— START —

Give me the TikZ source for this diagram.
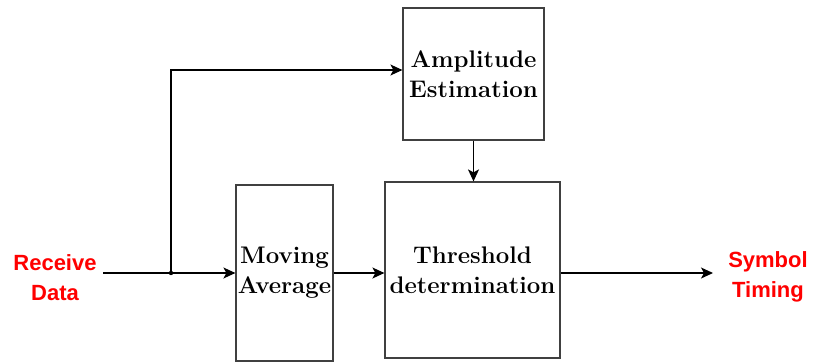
\documentclass[tikz,border=0pt]{standalone}
\usepackage{fontspec}
\newfontfamily\labelfont{Liberation Sans}
\usetikzlibrary{arrows.meta, positioning}

\tikzset{
  block/.style={draw=black!75, line width=1.2pt, fill=white, align=center,
    inner sep=0pt, font=\fontsize{24}{30}\selectfont\bfseries},
  sig/.style={draw, line width=1.2pt, -{Stealth[length=12pt, width=11pt, inset=3pt]}},
  io/.style={text=red, align=center,
    font=\labelfont\bfseries\fontsize{22}{30}\selectfont},
}

\begin{document}
\begin{tikzpicture}[x=1pt, y=-1pt]
    \useasboundingbox (0,0) rectangle (816,362);
    % blocks
    \node[block, minimum width=141pt, minimum height=132pt] (amp) at (473.5,74) {Amplitude\\Estimation};
    \node[block, minimum width=97pt, minimum height=176pt] (mavg) at (284.5,273) {Moving\\Average};
    \node[block, minimum width=175pt, minimum height=176pt] (thr) at (472.5,270) {Threshold\\determination};
    % input and output
    \node[io] (rx) at (55,278) {Receive\\Data};
    \node[io] (sym) at (768,277) {Symbol\\Timing};
    \coordinate (rxend) at (103,273);
    \coordinate (split) at (171,273);
    \coordinate (top) at (171,70);
    \coordinate (out) at (713,273);
    % connectors
    \draw[sig] (rxend) -- (rxend -| mavg.west);
    \fill (split) circle (2.2pt);
    \draw[sig] (split) -- (top) -- (top -| amp.west);
    \draw[sig] (amp.south) -- (amp.south |- thr.north);
    \draw[sig] (rxend -| mavg.east) -- (rxend -| thr.west);
    \draw[sig] (out -| thr.east) -- (out);
\end{tikzpicture}
\end{document}
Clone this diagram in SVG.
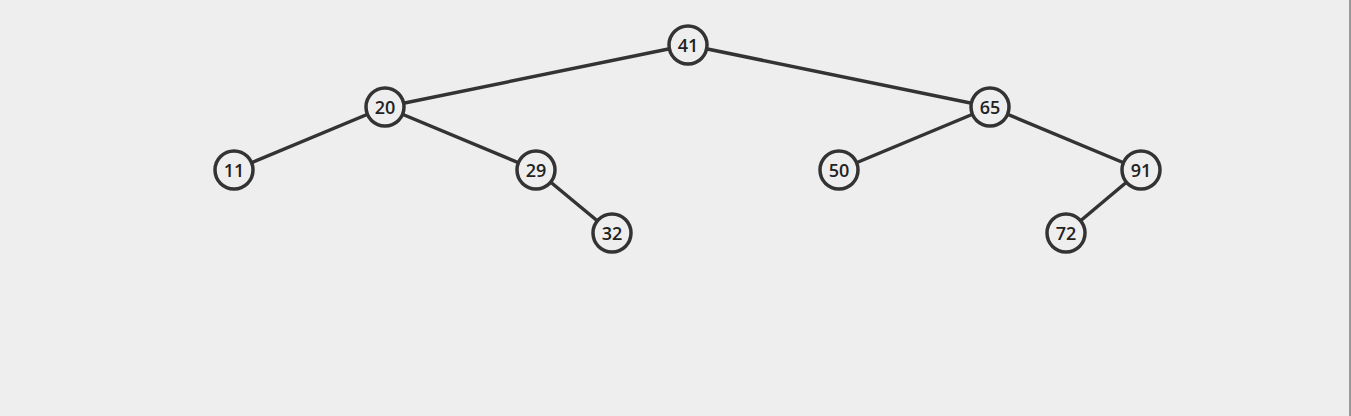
<svg xmlns="http://www.w3.org/2000/svg" width="1351" height="416" viewBox="0 0 1351 416">
<style>
.edge{stroke:#333;stroke-width:3.5;fill:none}
.node circle{fill:#eeeeee;stroke:#333;stroke-width:3.5}
.node text{font-family:"Open Sans","DejaVu Sans",sans-serif;font-size:18px;font-weight:600;fill:#222;text-anchor:middle;dominant-baseline:central}
</style>
<rect width="1351" height="416" fill="#eeeeee"/>
<line x1="1350" y1="0" x2="1350" y2="416" stroke="#999" stroke-width="2"/>
<g id="edges">
<line class="edge" x1="688" y1="45" x2="385" y2="107"/>
<line class="edge" x1="688" y1="45" x2="990" y2="107"/>
<line class="edge" x1="385" y1="107" x2="234" y2="170"/>
<line class="edge" x1="385" y1="107" x2="536" y2="170"/>
<line class="edge" x1="536" y1="170" x2="612" y2="233"/>
<line class="edge" x1="990" y1="107" x2="839" y2="170"/>
<line class="edge" x1="990" y1="107" x2="1141" y2="170"/>
<line class="edge" x1="1141" y1="170" x2="1066" y2="233"/>
</g>
<g id="n41" class="node"><circle cx="688" cy="45" r="19"/><text x="688" y="45">41</text></g>
<g id="n20" class="node"><circle cx="385" cy="107" r="19"/><text x="385" y="107">20</text></g>
<g id="n65" class="node"><circle cx="990" cy="107" r="19"/><text x="990" y="107">65</text></g>
<g id="n11" class="node"><circle cx="234" cy="170" r="19"/><text x="234" y="170">11</text></g>
<g id="n29" class="node"><circle cx="536" cy="170" r="19"/><text x="536" y="170">29</text></g>
<g id="n50" class="node"><circle cx="839" cy="170" r="19"/><text x="839" y="170">50</text></g>
<g id="n91" class="node"><circle cx="1141" cy="170" r="19"/><text x="1141" y="170">91</text></g>
<g id="n32" class="node"><circle cx="612" cy="233" r="19"/><text x="612" y="233">32</text></g>
<g id="n72" class="node"><circle cx="1066" cy="233" r="19"/><text x="1066" y="233">72</text></g>
</svg>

— END —

** The problem **
Retype the lines exactly as they appear, beginning with the line that contains "Clone this diagram in SVG." and ending with the final line of the entries, and omit the pictures.

** Full output **
Clone this diagram in SVG.
<svg xmlns="http://www.w3.org/2000/svg" width="1351" height="416" viewBox="0 0 1351 416">
<style>
.edge{stroke:#333;stroke-width:3.5;fill:none}
.node circle{fill:#eeeeee;stroke:#333;stroke-width:3.5}
.node text{font-family:"Open Sans","DejaVu Sans",sans-serif;font-size:18px;font-weight:600;fill:#222;text-anchor:middle;dominant-baseline:central}
</style>
<rect width="1351" height="416" fill="#eeeeee"/>
<line x1="1350" y1="0" x2="1350" y2="416" stroke="#999" stroke-width="2"/>
<g id="edges">
<line class="edge" x1="688" y1="45" x2="385" y2="107"/>
<line class="edge" x1="688" y1="45" x2="990" y2="107"/>
<line class="edge" x1="385" y1="107" x2="234" y2="170"/>
<line class="edge" x1="385" y1="107" x2="536" y2="170"/>
<line class="edge" x1="536" y1="170" x2="612" y2="233"/>
<line class="edge" x1="990" y1="107" x2="839" y2="170"/>
<line class="edge" x1="990" y1="107" x2="1141" y2="170"/>
<line class="edge" x1="1141" y1="170" x2="1066" y2="233"/>
</g>
<g id="n41" class="node"><circle cx="688" cy="45" r="19"/><text x="688" y="45">41</text></g>
<g id="n20" class="node"><circle cx="385" cy="107" r="19"/><text x="385" y="107">20</text></g>
<g id="n65" class="node"><circle cx="990" cy="107" r="19"/><text x="990" y="107">65</text></g>
<g id="n11" class="node"><circle cx="234" cy="170" r="19"/><text x="234" y="170">11</text></g>
<g id="n29" class="node"><circle cx="536" cy="170" r="19"/><text x="536" y="170">29</text></g>
<g id="n50" class="node"><circle cx="839" cy="170" r="19"/><text x="839" y="170">50</text></g>
<g id="n91" class="node"><circle cx="1141" cy="170" r="19"/><text x="1141" y="170">91</text></g>
<g id="n32" class="node"><circle cx="612" cy="233" r="19"/><text x="612" y="233">32</text></g>
<g id="n72" class="node"><circle cx="1066" cy="233" r="19"/><text x="1066" y="233">72</text></g>
</svg>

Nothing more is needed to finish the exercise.